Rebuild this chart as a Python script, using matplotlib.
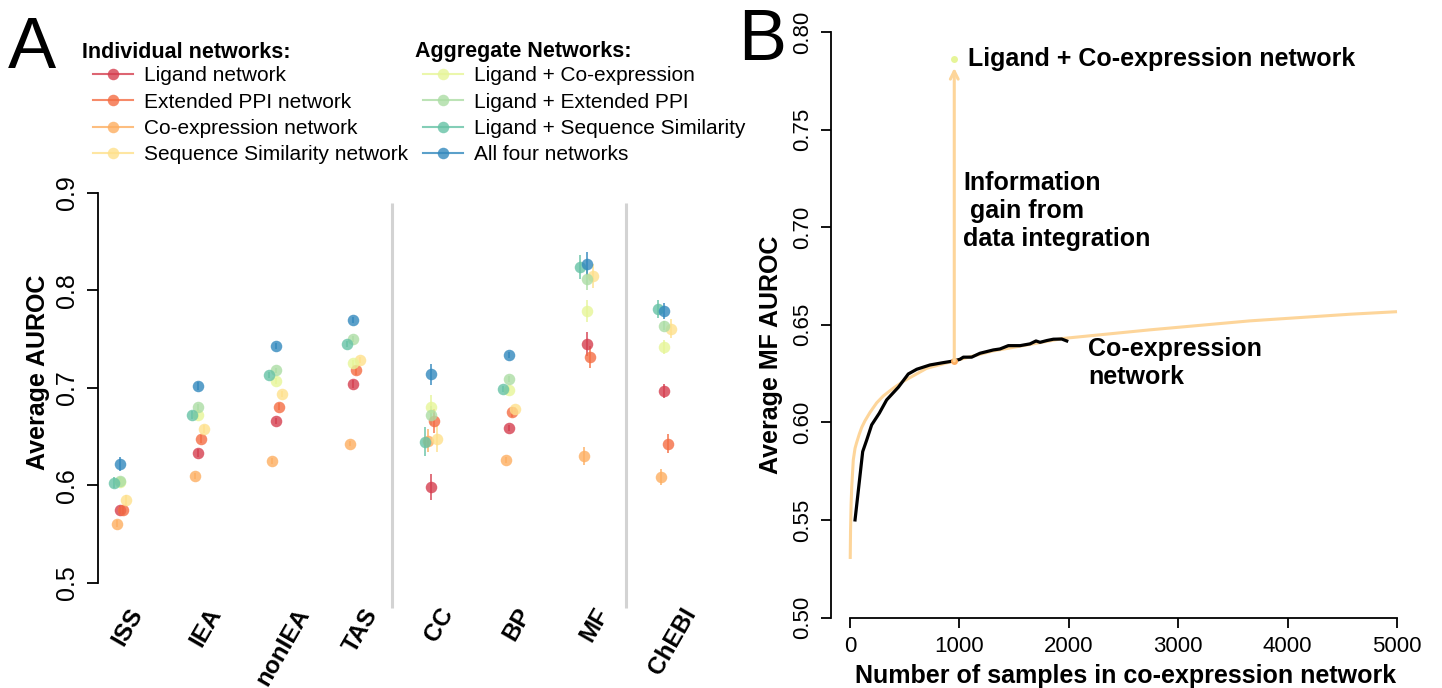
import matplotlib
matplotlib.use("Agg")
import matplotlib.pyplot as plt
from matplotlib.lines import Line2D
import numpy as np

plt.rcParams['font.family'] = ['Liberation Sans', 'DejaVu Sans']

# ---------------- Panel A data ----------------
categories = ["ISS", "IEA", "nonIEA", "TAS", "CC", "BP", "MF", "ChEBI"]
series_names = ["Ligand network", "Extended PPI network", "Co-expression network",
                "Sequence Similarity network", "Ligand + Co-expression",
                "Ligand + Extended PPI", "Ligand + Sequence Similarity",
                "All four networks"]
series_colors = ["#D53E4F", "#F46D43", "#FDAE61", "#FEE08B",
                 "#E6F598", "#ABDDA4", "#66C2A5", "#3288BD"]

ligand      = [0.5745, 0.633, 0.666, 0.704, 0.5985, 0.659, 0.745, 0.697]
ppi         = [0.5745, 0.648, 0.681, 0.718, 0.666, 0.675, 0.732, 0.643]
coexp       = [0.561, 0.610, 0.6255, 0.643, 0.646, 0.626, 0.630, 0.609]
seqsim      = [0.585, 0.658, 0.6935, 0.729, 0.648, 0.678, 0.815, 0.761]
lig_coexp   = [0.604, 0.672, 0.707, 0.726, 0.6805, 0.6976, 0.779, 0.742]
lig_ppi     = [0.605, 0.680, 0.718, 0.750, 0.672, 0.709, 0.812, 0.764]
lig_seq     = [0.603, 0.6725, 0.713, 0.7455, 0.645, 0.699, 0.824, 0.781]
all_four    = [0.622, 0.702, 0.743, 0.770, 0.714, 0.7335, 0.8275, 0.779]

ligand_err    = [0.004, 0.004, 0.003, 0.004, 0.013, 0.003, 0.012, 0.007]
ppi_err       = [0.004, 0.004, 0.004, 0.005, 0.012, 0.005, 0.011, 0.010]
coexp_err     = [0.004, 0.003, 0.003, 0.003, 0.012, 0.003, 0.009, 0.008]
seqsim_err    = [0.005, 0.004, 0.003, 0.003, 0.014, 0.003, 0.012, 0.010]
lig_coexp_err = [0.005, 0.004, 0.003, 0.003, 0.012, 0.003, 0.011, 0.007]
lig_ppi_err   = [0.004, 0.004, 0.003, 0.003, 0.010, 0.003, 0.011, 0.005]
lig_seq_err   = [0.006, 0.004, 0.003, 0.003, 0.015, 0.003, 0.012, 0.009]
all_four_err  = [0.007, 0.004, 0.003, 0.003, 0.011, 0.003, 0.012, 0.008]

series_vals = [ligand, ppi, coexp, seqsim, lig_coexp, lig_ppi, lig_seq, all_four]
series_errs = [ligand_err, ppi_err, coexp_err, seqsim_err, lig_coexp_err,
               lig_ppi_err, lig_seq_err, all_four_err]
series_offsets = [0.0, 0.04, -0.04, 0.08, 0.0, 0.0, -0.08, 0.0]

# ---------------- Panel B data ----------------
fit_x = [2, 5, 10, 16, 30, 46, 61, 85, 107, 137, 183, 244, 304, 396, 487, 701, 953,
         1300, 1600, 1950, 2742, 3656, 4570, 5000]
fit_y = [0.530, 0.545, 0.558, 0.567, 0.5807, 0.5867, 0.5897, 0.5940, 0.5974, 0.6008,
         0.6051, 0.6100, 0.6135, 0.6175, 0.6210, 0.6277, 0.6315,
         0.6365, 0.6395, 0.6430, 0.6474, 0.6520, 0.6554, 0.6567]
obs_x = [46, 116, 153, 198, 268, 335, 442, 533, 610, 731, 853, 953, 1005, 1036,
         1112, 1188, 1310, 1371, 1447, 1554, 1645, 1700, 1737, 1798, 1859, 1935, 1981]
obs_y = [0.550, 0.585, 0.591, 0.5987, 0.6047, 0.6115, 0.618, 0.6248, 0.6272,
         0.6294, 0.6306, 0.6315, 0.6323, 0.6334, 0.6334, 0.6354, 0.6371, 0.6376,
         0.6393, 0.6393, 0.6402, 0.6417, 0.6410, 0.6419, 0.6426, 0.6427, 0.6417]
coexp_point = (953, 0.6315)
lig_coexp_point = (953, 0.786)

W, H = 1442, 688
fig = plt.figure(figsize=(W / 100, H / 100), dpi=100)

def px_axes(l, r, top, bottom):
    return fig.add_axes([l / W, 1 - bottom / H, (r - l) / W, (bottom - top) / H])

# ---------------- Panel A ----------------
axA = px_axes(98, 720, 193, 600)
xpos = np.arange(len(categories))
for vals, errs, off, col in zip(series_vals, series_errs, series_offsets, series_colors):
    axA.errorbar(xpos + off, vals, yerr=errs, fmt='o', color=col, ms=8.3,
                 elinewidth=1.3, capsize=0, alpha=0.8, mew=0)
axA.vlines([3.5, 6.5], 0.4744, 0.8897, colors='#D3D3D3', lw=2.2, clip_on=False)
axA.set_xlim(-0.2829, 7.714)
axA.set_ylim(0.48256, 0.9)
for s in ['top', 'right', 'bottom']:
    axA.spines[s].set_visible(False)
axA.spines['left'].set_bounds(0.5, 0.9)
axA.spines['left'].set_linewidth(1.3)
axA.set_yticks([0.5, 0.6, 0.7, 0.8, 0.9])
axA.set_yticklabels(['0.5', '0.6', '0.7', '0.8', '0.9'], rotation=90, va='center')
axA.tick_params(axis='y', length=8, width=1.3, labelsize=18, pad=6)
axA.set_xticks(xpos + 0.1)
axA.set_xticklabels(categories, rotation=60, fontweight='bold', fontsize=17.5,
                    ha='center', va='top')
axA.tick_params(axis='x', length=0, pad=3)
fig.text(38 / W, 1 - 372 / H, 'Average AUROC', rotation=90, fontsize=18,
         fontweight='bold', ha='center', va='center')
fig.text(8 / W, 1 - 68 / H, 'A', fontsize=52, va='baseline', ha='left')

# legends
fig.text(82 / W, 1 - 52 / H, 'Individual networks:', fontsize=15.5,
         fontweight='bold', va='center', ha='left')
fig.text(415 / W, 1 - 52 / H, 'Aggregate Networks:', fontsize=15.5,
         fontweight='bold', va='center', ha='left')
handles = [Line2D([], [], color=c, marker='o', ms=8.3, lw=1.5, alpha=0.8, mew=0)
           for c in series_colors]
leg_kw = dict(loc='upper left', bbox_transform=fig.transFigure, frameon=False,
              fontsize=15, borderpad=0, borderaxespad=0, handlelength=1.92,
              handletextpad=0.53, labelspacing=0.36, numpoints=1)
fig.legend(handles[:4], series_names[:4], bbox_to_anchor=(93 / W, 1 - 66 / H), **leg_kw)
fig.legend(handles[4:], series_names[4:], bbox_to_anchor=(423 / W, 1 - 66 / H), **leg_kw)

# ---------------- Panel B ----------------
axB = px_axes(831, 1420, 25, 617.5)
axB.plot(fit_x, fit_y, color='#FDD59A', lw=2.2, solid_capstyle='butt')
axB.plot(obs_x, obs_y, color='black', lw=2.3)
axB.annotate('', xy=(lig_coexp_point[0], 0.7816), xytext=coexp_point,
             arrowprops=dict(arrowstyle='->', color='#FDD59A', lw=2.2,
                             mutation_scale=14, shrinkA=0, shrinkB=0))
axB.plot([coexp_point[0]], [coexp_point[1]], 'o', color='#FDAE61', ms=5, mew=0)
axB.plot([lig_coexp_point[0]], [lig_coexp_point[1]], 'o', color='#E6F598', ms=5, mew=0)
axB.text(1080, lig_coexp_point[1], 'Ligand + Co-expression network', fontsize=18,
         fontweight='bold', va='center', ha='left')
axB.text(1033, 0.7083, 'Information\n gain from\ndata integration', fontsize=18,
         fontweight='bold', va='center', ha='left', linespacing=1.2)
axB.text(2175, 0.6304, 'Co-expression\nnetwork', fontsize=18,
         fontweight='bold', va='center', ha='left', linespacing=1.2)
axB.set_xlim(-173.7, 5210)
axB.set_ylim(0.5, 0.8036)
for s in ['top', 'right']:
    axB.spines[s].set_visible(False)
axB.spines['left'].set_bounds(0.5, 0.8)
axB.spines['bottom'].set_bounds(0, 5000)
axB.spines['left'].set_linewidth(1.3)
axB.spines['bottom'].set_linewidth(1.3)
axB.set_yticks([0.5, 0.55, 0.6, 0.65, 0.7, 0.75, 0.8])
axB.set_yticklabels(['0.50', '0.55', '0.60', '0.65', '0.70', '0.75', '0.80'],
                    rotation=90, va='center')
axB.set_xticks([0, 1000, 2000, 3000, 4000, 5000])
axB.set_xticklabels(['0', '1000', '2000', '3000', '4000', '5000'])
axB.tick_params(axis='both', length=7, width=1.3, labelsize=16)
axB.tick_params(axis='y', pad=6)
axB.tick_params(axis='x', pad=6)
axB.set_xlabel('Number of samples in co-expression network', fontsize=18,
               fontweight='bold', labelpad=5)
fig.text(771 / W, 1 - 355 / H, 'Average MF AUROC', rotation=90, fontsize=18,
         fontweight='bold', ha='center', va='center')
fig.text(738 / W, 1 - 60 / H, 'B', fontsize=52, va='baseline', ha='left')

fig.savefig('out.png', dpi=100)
━━━━
Description of the task - Restate the data word for word from its first line through the line with "plt.rcParams['font.family'] = ['Liberation", leaving out any picture along the way.

Answer -
Rebuild this chart as a Python script, using matplotlib.
import matplotlib
matplotlib.use("Agg")
import matplotlib.pyplot as plt
from matplotlib.lines import Line2D
import numpy as np

plt.rcParams['font.family'] = ['Liberation Sans', 'DejaVu Sans']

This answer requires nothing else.